WHAT YOU SHOULD DO:
Print the lines of the listing below verbatim from its first line through the line bearing "const INK = '#161616';". Any pictures are to be omitted.
=== GIVEN DATA ===
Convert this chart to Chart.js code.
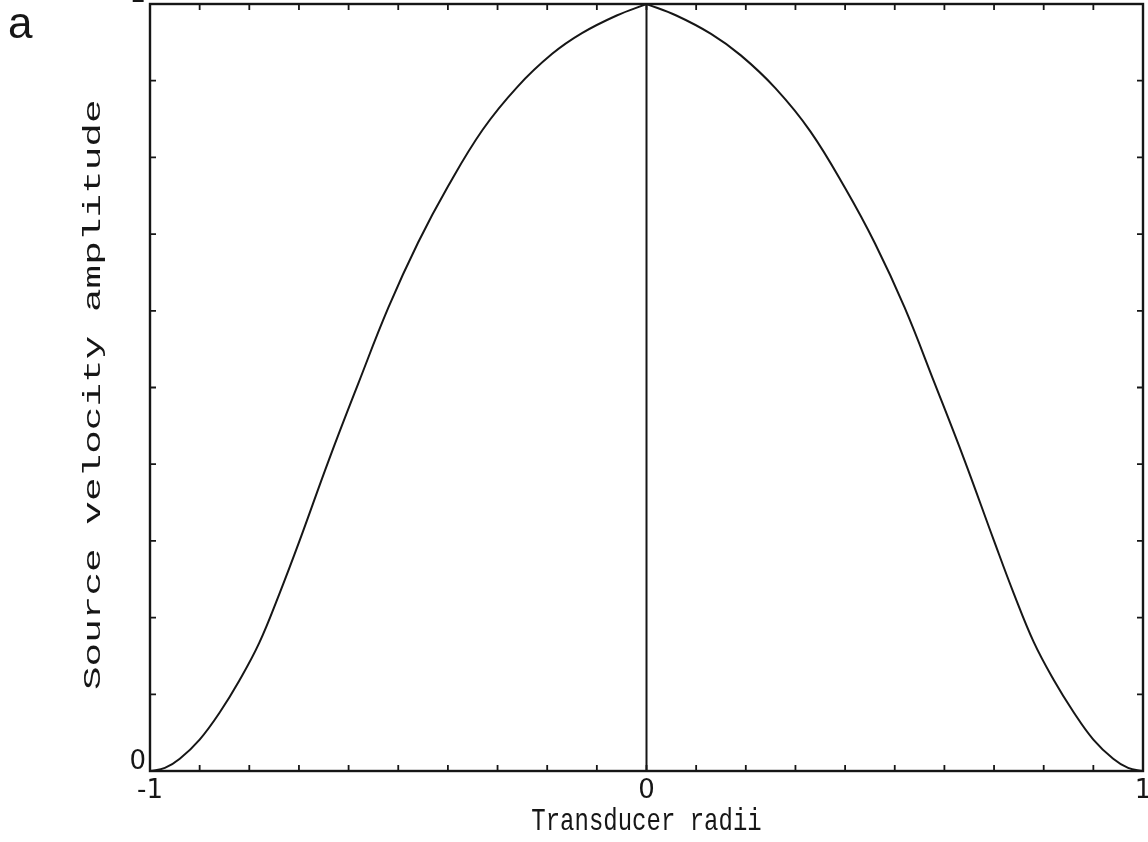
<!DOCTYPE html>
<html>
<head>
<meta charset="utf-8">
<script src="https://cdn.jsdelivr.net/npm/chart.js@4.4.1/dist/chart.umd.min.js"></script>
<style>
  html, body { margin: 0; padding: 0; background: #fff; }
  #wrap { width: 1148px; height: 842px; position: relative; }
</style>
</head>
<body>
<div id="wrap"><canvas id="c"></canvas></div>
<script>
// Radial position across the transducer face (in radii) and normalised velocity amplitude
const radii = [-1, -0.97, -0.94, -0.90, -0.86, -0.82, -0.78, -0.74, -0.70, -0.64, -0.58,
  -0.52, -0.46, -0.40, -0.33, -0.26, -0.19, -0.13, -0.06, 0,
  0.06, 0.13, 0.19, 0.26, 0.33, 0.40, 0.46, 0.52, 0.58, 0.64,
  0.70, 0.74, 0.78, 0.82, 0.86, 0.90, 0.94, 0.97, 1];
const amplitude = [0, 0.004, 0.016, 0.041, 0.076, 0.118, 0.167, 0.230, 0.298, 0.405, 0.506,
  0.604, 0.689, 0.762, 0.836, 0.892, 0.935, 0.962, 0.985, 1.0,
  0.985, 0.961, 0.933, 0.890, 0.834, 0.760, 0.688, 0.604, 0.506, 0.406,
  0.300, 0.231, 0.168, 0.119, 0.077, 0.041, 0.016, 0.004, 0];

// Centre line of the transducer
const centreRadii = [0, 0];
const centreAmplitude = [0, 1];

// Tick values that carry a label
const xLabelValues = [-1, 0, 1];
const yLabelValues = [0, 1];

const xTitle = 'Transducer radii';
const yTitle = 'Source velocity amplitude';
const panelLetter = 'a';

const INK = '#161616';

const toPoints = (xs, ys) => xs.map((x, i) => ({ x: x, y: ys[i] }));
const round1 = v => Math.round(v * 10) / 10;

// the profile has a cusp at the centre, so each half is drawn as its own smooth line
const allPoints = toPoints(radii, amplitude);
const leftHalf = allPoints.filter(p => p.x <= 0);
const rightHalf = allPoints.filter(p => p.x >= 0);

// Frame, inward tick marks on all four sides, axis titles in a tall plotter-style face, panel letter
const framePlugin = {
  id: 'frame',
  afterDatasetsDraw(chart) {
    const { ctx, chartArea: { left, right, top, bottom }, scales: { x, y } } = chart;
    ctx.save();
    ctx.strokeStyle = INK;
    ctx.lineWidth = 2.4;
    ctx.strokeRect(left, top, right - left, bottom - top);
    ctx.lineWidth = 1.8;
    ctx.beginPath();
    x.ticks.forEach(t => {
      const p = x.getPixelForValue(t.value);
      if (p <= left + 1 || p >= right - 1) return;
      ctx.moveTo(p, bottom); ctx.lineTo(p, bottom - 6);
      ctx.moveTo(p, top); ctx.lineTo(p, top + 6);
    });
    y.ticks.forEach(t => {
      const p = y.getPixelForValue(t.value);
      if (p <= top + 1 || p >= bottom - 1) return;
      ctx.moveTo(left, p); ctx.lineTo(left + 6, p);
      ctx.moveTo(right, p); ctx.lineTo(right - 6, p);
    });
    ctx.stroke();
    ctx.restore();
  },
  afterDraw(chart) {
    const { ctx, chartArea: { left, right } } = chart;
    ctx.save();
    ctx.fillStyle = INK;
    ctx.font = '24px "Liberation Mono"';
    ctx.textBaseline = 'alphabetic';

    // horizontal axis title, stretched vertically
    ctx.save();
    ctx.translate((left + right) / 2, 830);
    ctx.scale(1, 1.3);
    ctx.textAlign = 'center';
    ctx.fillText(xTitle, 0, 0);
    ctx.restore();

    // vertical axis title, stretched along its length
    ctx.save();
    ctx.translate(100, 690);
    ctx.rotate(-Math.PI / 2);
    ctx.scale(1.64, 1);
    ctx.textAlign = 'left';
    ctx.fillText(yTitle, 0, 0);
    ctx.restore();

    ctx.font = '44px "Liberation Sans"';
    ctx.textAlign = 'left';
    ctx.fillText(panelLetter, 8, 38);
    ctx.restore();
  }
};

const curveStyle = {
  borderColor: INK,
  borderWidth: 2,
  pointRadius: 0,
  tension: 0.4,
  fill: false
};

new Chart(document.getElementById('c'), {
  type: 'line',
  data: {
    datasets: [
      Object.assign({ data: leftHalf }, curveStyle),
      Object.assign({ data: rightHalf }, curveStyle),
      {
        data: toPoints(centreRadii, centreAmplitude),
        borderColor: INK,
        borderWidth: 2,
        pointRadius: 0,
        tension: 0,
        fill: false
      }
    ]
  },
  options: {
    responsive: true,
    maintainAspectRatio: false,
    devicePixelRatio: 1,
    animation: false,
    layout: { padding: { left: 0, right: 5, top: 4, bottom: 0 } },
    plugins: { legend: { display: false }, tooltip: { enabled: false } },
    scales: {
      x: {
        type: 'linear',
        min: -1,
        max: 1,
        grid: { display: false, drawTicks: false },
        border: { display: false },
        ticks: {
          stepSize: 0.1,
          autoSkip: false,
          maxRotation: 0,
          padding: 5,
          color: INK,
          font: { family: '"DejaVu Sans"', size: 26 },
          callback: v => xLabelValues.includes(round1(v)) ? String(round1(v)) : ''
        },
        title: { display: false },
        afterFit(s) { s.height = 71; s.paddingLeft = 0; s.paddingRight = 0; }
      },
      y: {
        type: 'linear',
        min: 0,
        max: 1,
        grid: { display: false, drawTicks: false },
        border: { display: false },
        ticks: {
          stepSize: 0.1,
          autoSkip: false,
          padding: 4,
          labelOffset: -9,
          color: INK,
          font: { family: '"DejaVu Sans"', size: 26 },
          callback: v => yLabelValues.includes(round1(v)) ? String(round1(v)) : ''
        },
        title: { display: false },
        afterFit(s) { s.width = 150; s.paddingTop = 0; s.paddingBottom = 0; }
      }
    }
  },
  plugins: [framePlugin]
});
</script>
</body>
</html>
===
RESULT OF THIS TASK:
Convert this chart to Chart.js code.
<!DOCTYPE html>
<html>
<head>
<meta charset="utf-8">
<script src="https://cdn.jsdelivr.net/npm/chart.js@4.4.1/dist/chart.umd.min.js"></script>
<style>
  html, body { margin: 0; padding: 0; background: #fff; }
  #wrap { width: 1148px; height: 842px; position: relative; }
</style>
</head>
<body>
<div id="wrap"><canvas id="c"></canvas></div>
<script>
// Radial position across the transducer face (in radii) and normalised velocity amplitude
const radii = [-1, -0.97, -0.94, -0.90, -0.86, -0.82, -0.78, -0.74, -0.70, -0.64, -0.58,
  -0.52, -0.46, -0.40, -0.33, -0.26, -0.19, -0.13, -0.06, 0,
  0.06, 0.13, 0.19, 0.26, 0.33, 0.40, 0.46, 0.52, 0.58, 0.64,
  0.70, 0.74, 0.78, 0.82, 0.86, 0.90, 0.94, 0.97, 1];
const amplitude = [0, 0.004, 0.016, 0.041, 0.076, 0.118, 0.167, 0.230, 0.298, 0.405, 0.506,
  0.604, 0.689, 0.762, 0.836, 0.892, 0.935, 0.962, 0.985, 1.0,
  0.985, 0.961, 0.933, 0.890, 0.834, 0.760, 0.688, 0.604, 0.506, 0.406,
  0.300, 0.231, 0.168, 0.119, 0.077, 0.041, 0.016, 0.004, 0];

// Centre line of the transducer
const centreRadii = [0, 0];
const centreAmplitude = [0, 1];

// Tick values that carry a label
const xLabelValues = [-1, 0, 1];
const yLabelValues = [0, 1];

const xTitle = 'Transducer radii';
const yTitle = 'Source velocity amplitude';
const panelLetter = 'a';

const INK = '#161616';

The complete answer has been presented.